Sunday, September 13, 2009

A Story Of 9/11 . . .

. . . The Pentagon Part

Last Friday night Lady B and I spent hours watching the television special about the terrorist attack by plane at New York City.

A couple of hours into the documentary I began to think "wasn't there a plane attack in Washington, the nation's capital, and a passenger-caused abortion of an attack on the White House?"

Minutes later the documentary "remembered" the Pentagon attack but only with a five-second mention of that part of that terrible day's activity.

Lady B and I were on the road that day, en route to an army unit reunion in Pennsylvania. We weren't anywhere near the New York tragedy but we were heading into Washington, D. C.. and then to the long underwater tunnel from Maryland to southern New Jersey.

Early that morning we rose at our motel room near the Thomas Jefferson home, Monticello, in Virginia. When the Boston plane bearing so many people including Peter A. Gay, a friend I knew in Taunton, Massachusetts, struck one of the Twin Towers, we were touring Monticello, and were in the underground tunnel kitchen and winery supply section of the mansion.

A cell phone rang beside us and a man answered. "Say that again (daughter)" he yelled. She did and the man announced to anybody nearby listening "a plane just hit one of the Twin Towers in New York." He then told us his daughter was working in a building near the Twin Towers.

He then listened again to an agitated voice on the phone and then for everybody nearby to hear "Oh my God, another plane hit the other tower." He asked his daughter for more details but he found the phone was dead.

As we all stood silent and dumbfounded, he raced from the tunnel, probably en route to New York to find his daughter.

We finished our tour and started out to see the James Monroe house, second of four on a purchased ticket to four historical homes. Arriving there we found it closed and a note on the door saying all public places of history had been closed because of terrorist attacks on New York and Washington.

Lady B and I had planned to visit a nephew in Wildwood, New Jersey, taking in a brief Washington visit en route to a long tunnel from Maryland to southern New Jersey. While driving north toward Washington, we discussed our plans and decided that going under perhaps 18 or 20 miles of underwater tunnel might not be a good idea, given the threat of possible more terror attacks.

Listening to the car radio, we heard of the destruction in Washington and that all available police, fire and ambulance personnel and equipment from anywhere in the area was being called to the nation's capital.

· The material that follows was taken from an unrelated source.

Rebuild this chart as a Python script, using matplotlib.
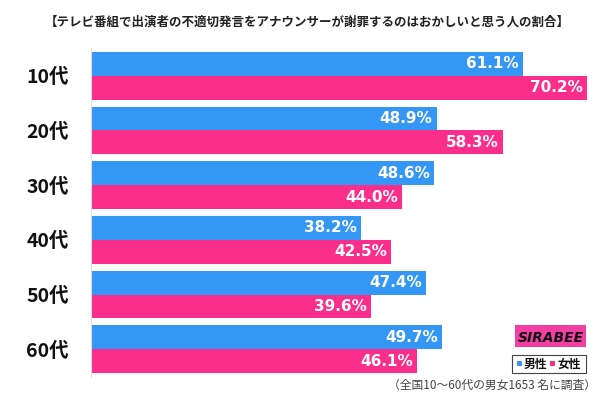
import matplotlib
matplotlib.use("Agg")
import matplotlib.pyplot as plt
from matplotlib.patches import Rectangle
from matplotlib.transforms import offset_copy

plt.rcParams['font.family'] = ['Noto Sans CJK JP', 'DejaVu Sans']

title = "【テレビ番組で出演者の不適切発言をアナウンサーが謝罪するのはおかしいと思う人の割合】"
categories = ["10代", "20代", "30代", "40代", "50代", "60代"]
male = [61.1, 48.9, 48.6, 38.2, 47.4, 49.7]
female = [70.2, 58.3, 44.0, 42.5, 39.6, 46.1]
series_names = ["男性", "女性"]
note = "（全国10～60代の男女1653 名に調査）"

blue = "#3597f5"
pink = "#fb2e8c"

W, H = 600, 400
fig = plt.figure(figsize=(6, 4), dpi=100)
ax = fig.add_axes([91 / W, 1 - 377 / H, 1 - 91 / W, (377 - 48) / H])

bh = 24 / 55
off = 12 / 55
ys = list(range(len(categories)))
ax.barh([y - off for y in ys], male, height=bh, color=blue, linewidth=0)
ax.barh([y + off for y in ys], female, height=bh, color=pink, linewidth=0)

ax.set_xlim(0, (600 - 91) / ((587 - 91) / 70.2))
ax.set_ylim(len(categories) - 0.5 + 0.009, -0.509)

for spine in ["top", "right", "bottom"]:
    ax.spines[spine].set_visible(False)
ax.spines["left"].set_color("#dddddd")
ax.spines["left"].set_linewidth(0.8)
ax.set_xticks([])
ax.set_yticks(ys)
ax.set_yticklabels(categories, fontsize=14, fontweight="bold", color="#111111")
ax.tick_params(axis="y", length=0, pad=16)

tr = offset_copy(ax.transData, fig=fig, x=-4 / 100 * 72, y=0, units="points")
for y, m, f in zip(ys, male, female):
    ax.text(m, y - off, f"{m:.1f}%", ha="right", va="center", color="white",
            fontsize=11, fontweight="bold", transform=tr, family=["DejaVu Sans"])
    ax.text(f, y + off, f"{f:.1f}%", ha="right", va="center", color="white",
            fontsize=11, fontweight="bold", transform=tr, family=["DejaVu Sans"])

fig.text(0.512, 1 - 22 / H, title, ha="center", va="center", fontsize=9,
         fontweight="bold", color="#222222")

# logo
fig.patches.append(Rectangle((515 / W, 1 - 347 / H), 71 / W, 22 / H,
                             transform=fig.transFigure, facecolor="#f23fa3",
                             edgecolor="none"))
fig.text(551 / W, 1 - 338 / H, "SIRABEE", ha="center", va="center",
         fontsize=10, fontweight="bold", fontstyle="italic", color="#111111",
         family=["DejaVu Sans"])

# legend box
fig.patches.append(Rectangle((512 / W, 1 - 373 / H), 74 / W, 18 / H,
                             transform=fig.transFigure, facecolor="white",
                             edgecolor="#444444", linewidth=0.8))
fig.patches.append(Rectangle((517 / W, 1 - 366 / H), 5 / W, 5 / H,
                             transform=fig.transFigure, facecolor=blue,
                             edgecolor="none"))
fig.text(524 / W, 1 - 364 / H, series_names[0], ha="left", va="center",
         fontsize=8.5, fontweight="bold", color="#111111")
fig.patches.append(Rectangle((550 / W, 1 - 366 / H), 5 / W, 5 / H,
                             transform=fig.transFigure, facecolor=pink,
                             edgecolor="none"))
fig.text(557 / W, 1 - 364 / H, series_names[1], ha="left", va="center",
         fontsize=8.5, fontweight="bold", color="#111111")

fig.text(596 / W, 1 - 385 / H, note, ha="right", va="center", fontsize=8.5,
         color="#444444")

fig.savefig("out.png", dpi=100, facecolor="white")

As we rode to a planned cutoff to the northwest to take us into Pennsylvania, we began to be passed by emergency vehicles headed north from southern Virginia, obviously going up to stand by in stations already emptied by personnel gone to Washington.

Eventually we settled down in a motel and spent the rest of the afternoon and the evening watching television coverage of the New York and Pentagon tragedies.

At one point we had occasion to talk with the woman desk clerk whom we found crying. She told us she had been unable all day, and was still trying, to reach her daughter who was a desk clerk in a hotel that was between the Twin Towers.

We learned from the Friday night television documentary that there was a Marriott Hotel behind the towers, crushed when one of the towers collapsed on it. On the television show, a clerk was shown who survived the crushing ot the hotel.

This brought back our memory of the crying lady in the motel where we had stayed. Could this young lady have been that mother's daughter? We certainly hope she was the daughter.

Back in New Mexico, California, Washington state, Arizona, Texas and Tennessee our children were trying to find out where we were. When we finally called back to Hobbs, we were implored to return back west. "Don't you know what has happened? was the question. "You're in danger out there," we were told. But we assured all that we knew what happened, that we were no where near the problems and we were OK.

Our trip continued two days to the reunion. In every city and town we traversed, United States flags were displayed on miles of streets and highways and in front of homes. Hundreds of vehicles also flew flags.

About 20 World War II buddies attended the reunion and had a good time but it was a somber reunion that year of 2001.

- 30 -

1 comment:

  1. None of us will ever forget that awful day. It is a shame that more mention is not made of the heroic efforts of the passengers of Flight 93 which crashed in Pennsylvania.
    I like the fact that 9/11 has become a day of national service in honor of the many who died. every town should promote this effort.